[BEGIN]
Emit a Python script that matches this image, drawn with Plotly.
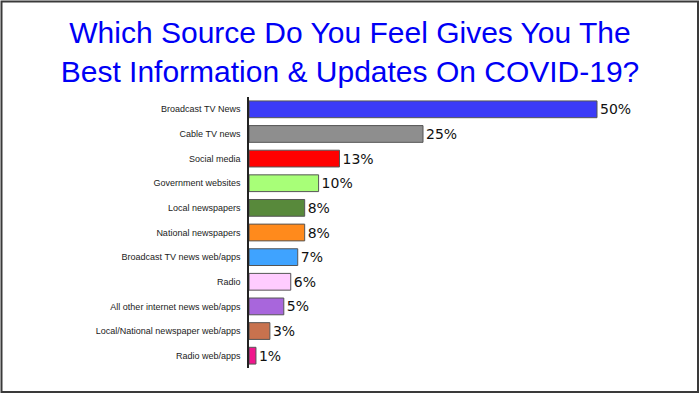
import plotly.graph_objects as go

categories = ["Broadcast TV News", "Cable TV news", "Social media", "Government websites",
              "Local newspapers", "National newspapers", "Broadcast TV news web/apps", "Radio",
              "All other internet news web/apps", "Local/National newspaper web/apps", "Radio web/apps"]
values = [50, 25, 13, 10, 8, 8, 7, 6, 5, 3, 1]
value_labels = ["50%", "25%", "13%", "10%", "8%", "8%", "7%", "6%", "5%", "3%", "1%"]
colors = ["#3B3BF7", "#8E8E8E", "#FF0000", "#A8FF78", "#58893B", "#FF8A1C",
          "#3FA3FF", "#FFCCFF", "#A866DC", "#C8724E", "#F0168C"]

W, H = 700, 394
L, R, T, B = 249, 40, 97, 26

fig = go.Figure()
fig.add_trace(go.Bar(
    y=categories, x=values, orientation="h",
    marker=dict(color=colors, line=dict(color="#555555", width=1)),
    width=0.68,
    text=value_labels, textposition="outside", cliponaxis=False,
    textfont=dict(family="DejaVu Sans", size=14, color="#111111"),
    hoverinfo="skip",
))

fig.update_layout(
    width=W, height=H,
    margin=dict(l=L, r=R, t=T, b=B, pad=0),
    paper_bgcolor="white", plot_bgcolor="white",
    showlegend=False,
    title=dict(
        text="Which Source Do You Feel Gives You The<br>Best Information &amp; Updates On COVID-19?",
        x=0.5, xref="container", xanchor="center",
        y=1 - 43 / H, yref="container", yanchor="middle",
        font=dict(family="Liberation Sans, Arial, sans-serif", size=30, color="#0000F5"),
    ),
    xaxis=dict(range=[0, 59.05], visible=False, fixedrange=True),
    yaxis=dict(autorange="reversed", showline=True, linecolor="#222222", linewidth=1.5,
               ticks="", showgrid=False, ticksuffix="  ", fixedrange=True,
               tickfont=dict(family="Liberation Sans, Arial, sans-serif", size=9, color="#222222")),
    bargap=0.32,
)

# slide frame (pixel positions converted to paper fractions)
pw = W - L - R
ph = H - T - B
def px_x(x):
    return (x - L) / pw
def px_y(y):
    return (H - y - B) / ph
fig.add_shape(type="rect", xref="paper", yref="paper",
              x0=px_x(1.5), x1=px_x(W - 2),
              y0=px_y(H - 2), y1=px_y(1.5),
              line=dict(color="#3a3a3a", width=2), fillcolor="rgba(0,0,0,0)", layer="above")

fig.write_html("out.html", config={"displayModeBar": False},
               post_script="document.body.style.margin='0';")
[END]
WRITTEN PROBLEM –
Transcribe the listing in full and omit the pictures.

RESPONSE TO THIS TASK –
Emit a Python script that matches this image, drawn with Plotly.
import plotly.graph_objects as go

categories = ["Broadcast TV News", "Cable TV news", "Social media", "Government websites",
              "Local newspapers", "National newspapers", "Broadcast TV news web/apps", "Radio",
              "All other internet news web/apps", "Local/National newspaper web/apps", "Radio web/apps"]
values = [50, 25, 13, 10, 8, 8, 7, 6, 5, 3, 1]
value_labels = ["50%", "25%", "13%", "10%", "8%", "8%", "7%", "6%", "5%", "3%", "1%"]
colors = ["#3B3BF7", "#8E8E8E", "#FF0000", "#A8FF78", "#58893B", "#FF8A1C",
          "#3FA3FF", "#FFCCFF", "#A866DC", "#C8724E", "#F0168C"]

W, H = 700, 394
L, R, T, B = 249, 40, 97, 26

fig = go.Figure()
fig.add_trace(go.Bar(
    y=categories, x=values, orientation="h",
    marker=dict(color=colors, line=dict(color="#555555", width=1)),
    width=0.68,
    text=value_labels, textposition="outside", cliponaxis=False,
    textfont=dict(family="DejaVu Sans", size=14, color="#111111"),
    hoverinfo="skip",
))

fig.update_layout(
    width=W, height=H,
    margin=dict(l=L, r=R, t=T, b=B, pad=0),
    paper_bgcolor="white", plot_bgcolor="white",
    showlegend=False,
    title=dict(
        text="Which Source Do You Feel Gives You The<br>Best Information &amp; Updates On COVID-19?",
        x=0.5, xref="container", xanchor="center",
        y=1 - 43 / H, yref="container", yanchor="middle",
        font=dict(family="Liberation Sans, Arial, sans-serif", size=30, color="#0000F5"),
    ),
    xaxis=dict(range=[0, 59.05], visible=False, fixedrange=True),
    yaxis=dict(autorange="reversed", showline=True, linecolor="#222222", linewidth=1.5,
               ticks="", showgrid=False, ticksuffix="  ", fixedrange=True,
               tickfont=dict(family="Liberation Sans, Arial, sans-serif", size=9, color="#222222")),
    bargap=0.32,
)

# slide frame (pixel positions converted to paper fractions)
pw = W - L - R
ph = H - T - B
def px_x(x):
    return (x - L) / pw
def px_y(y):
    return (H - y - B) / ph
fig.add_shape(type="rect", xref="paper", yref="paper",
              x0=px_x(1.5), x1=px_x(W - 2),
              y0=px_y(H - 2), y1=px_y(1.5),
              line=dict(color="#3a3a3a", width=2), fillcolor="rgba(0,0,0,0)", layer="above")

fig.write_html("out.html", config={"displayModeBar": False},
               post_script="document.body.style.margin='0';")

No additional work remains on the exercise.